Instruction: Leave out the pictures and retype only the lines from the opening line to the line that holds "7.5, 8, 8, 8];", both ends included.

-=-=-=-=-

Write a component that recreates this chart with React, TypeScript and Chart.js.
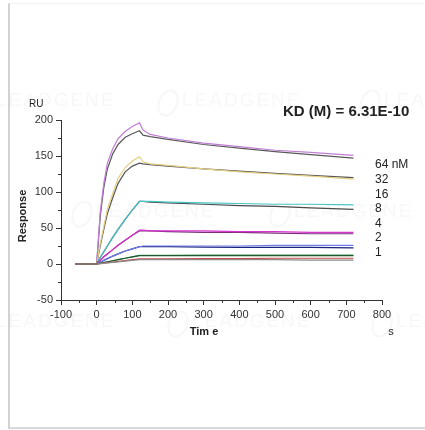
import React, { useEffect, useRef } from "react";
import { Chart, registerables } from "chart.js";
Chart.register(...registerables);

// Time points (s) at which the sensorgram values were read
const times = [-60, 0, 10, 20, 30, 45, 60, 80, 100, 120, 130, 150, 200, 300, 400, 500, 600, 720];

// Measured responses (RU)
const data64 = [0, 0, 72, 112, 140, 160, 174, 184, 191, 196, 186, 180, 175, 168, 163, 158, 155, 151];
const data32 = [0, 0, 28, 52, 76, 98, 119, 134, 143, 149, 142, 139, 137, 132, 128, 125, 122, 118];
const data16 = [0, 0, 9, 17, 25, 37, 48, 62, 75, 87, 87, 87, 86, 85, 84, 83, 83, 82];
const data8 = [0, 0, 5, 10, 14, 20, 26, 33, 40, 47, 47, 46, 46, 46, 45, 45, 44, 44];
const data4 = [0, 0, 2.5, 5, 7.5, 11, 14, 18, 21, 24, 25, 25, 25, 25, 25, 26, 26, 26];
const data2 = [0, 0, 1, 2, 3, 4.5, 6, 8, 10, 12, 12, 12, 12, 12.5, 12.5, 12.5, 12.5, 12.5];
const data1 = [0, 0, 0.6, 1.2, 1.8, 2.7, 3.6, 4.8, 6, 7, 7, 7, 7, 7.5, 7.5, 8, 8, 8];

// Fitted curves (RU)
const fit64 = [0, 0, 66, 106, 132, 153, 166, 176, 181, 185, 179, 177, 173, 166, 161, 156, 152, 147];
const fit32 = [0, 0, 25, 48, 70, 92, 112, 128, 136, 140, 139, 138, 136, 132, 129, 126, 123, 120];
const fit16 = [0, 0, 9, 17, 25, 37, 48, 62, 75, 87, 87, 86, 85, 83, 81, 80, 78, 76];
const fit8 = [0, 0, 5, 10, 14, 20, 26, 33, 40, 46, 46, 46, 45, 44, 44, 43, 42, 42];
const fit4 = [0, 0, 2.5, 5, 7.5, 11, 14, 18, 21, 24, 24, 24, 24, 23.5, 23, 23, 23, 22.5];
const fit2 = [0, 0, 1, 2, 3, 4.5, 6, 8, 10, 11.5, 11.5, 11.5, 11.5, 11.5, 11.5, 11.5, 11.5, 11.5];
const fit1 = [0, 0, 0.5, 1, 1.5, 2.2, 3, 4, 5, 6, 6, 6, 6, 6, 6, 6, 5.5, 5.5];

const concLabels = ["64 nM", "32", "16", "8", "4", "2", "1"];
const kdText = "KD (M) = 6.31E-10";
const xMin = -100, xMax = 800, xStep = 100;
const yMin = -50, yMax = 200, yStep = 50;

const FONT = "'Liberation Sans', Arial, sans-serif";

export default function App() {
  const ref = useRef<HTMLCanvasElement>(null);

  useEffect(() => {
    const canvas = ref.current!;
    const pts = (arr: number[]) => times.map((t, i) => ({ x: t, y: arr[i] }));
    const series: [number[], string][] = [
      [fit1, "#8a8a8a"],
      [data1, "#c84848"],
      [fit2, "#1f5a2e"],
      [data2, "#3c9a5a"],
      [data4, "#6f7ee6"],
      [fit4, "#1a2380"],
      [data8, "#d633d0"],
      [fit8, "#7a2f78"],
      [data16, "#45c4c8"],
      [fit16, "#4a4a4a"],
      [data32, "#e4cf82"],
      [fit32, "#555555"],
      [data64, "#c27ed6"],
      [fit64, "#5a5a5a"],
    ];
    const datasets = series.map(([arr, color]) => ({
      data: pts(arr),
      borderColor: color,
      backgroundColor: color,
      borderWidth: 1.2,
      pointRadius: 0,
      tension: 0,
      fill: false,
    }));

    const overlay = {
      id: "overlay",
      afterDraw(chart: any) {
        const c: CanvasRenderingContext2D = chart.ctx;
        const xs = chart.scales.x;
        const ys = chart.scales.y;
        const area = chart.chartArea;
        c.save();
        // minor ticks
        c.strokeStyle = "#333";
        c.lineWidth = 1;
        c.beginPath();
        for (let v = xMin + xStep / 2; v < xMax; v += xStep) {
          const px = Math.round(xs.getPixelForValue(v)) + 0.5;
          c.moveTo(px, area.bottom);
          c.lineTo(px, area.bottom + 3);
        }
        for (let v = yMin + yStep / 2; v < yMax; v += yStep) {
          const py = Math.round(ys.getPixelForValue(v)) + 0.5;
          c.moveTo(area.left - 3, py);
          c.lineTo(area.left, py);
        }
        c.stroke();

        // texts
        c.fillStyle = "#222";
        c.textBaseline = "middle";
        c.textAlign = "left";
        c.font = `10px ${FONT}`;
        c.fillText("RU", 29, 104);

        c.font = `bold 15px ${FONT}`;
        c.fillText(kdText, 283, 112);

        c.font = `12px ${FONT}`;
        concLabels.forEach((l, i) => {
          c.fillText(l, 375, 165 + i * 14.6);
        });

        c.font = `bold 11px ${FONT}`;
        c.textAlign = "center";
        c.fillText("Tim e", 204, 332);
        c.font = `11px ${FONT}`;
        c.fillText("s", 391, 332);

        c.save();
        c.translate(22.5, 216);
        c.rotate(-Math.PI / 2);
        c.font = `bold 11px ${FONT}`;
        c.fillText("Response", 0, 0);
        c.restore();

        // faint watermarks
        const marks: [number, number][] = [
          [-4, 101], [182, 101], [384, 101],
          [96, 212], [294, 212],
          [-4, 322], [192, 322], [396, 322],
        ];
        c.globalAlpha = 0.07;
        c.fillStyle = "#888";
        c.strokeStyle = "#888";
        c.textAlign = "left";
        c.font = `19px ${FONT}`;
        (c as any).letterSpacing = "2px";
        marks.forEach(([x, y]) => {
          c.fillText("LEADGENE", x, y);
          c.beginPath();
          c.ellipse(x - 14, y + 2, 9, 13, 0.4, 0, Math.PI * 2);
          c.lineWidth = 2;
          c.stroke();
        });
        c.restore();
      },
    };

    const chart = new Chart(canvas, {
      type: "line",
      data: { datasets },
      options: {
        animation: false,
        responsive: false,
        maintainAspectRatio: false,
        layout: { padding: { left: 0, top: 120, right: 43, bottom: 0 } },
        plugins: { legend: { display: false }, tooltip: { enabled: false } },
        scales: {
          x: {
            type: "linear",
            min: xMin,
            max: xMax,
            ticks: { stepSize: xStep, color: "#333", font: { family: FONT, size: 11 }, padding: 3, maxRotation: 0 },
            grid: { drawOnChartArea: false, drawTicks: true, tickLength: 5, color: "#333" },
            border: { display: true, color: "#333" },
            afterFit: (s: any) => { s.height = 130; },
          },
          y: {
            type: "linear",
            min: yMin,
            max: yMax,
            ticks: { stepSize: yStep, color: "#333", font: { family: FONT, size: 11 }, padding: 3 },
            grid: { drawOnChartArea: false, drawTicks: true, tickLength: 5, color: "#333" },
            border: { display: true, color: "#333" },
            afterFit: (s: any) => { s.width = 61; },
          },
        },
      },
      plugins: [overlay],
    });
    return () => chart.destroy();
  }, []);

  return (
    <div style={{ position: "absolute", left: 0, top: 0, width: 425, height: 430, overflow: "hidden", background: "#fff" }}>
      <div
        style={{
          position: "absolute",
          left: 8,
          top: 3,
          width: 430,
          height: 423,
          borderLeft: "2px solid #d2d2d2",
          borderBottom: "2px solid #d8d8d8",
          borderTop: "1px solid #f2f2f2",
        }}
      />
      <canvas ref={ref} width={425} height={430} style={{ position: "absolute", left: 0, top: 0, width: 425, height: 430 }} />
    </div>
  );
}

-=-=-=-=-

Complete output:
Write a component that recreates this chart with React, TypeScript and Chart.js.
import React, { useEffect, useRef } from "react";
import { Chart, registerables } from "chart.js";
Chart.register(...registerables);

// Time points (s) at which the sensorgram values were read
const times = [-60, 0, 10, 20, 30, 45, 60, 80, 100, 120, 130, 150, 200, 300, 400, 500, 600, 720];

// Measured responses (RU)
const data64 = [0, 0, 72, 112, 140, 160, 174, 184, 191, 196, 186, 180, 175, 168, 163, 158, 155, 151];
const data32 = [0, 0, 28, 52, 76, 98, 119, 134, 143, 149, 142, 139, 137, 132, 128, 125, 122, 118];
const data16 = [0, 0, 9, 17, 25, 37, 48, 62, 75, 87, 87, 87, 86, 85, 84, 83, 83, 82];
const data8 = [0, 0, 5, 10, 14, 20, 26, 33, 40, 47, 47, 46, 46, 46, 45, 45, 44, 44];
const data4 = [0, 0, 2.5, 5, 7.5, 11, 14, 18, 21, 24, 25, 25, 25, 25, 25, 26, 26, 26];
const data2 = [0, 0, 1, 2, 3, 4.5, 6, 8, 10, 12, 12, 12, 12, 12.5, 12.5, 12.5, 12.5, 12.5];
const data1 = [0, 0, 0.6, 1.2, 1.8, 2.7, 3.6, 4.8, 6, 7, 7, 7, 7, 7.5, 7.5, 8, 8, 8];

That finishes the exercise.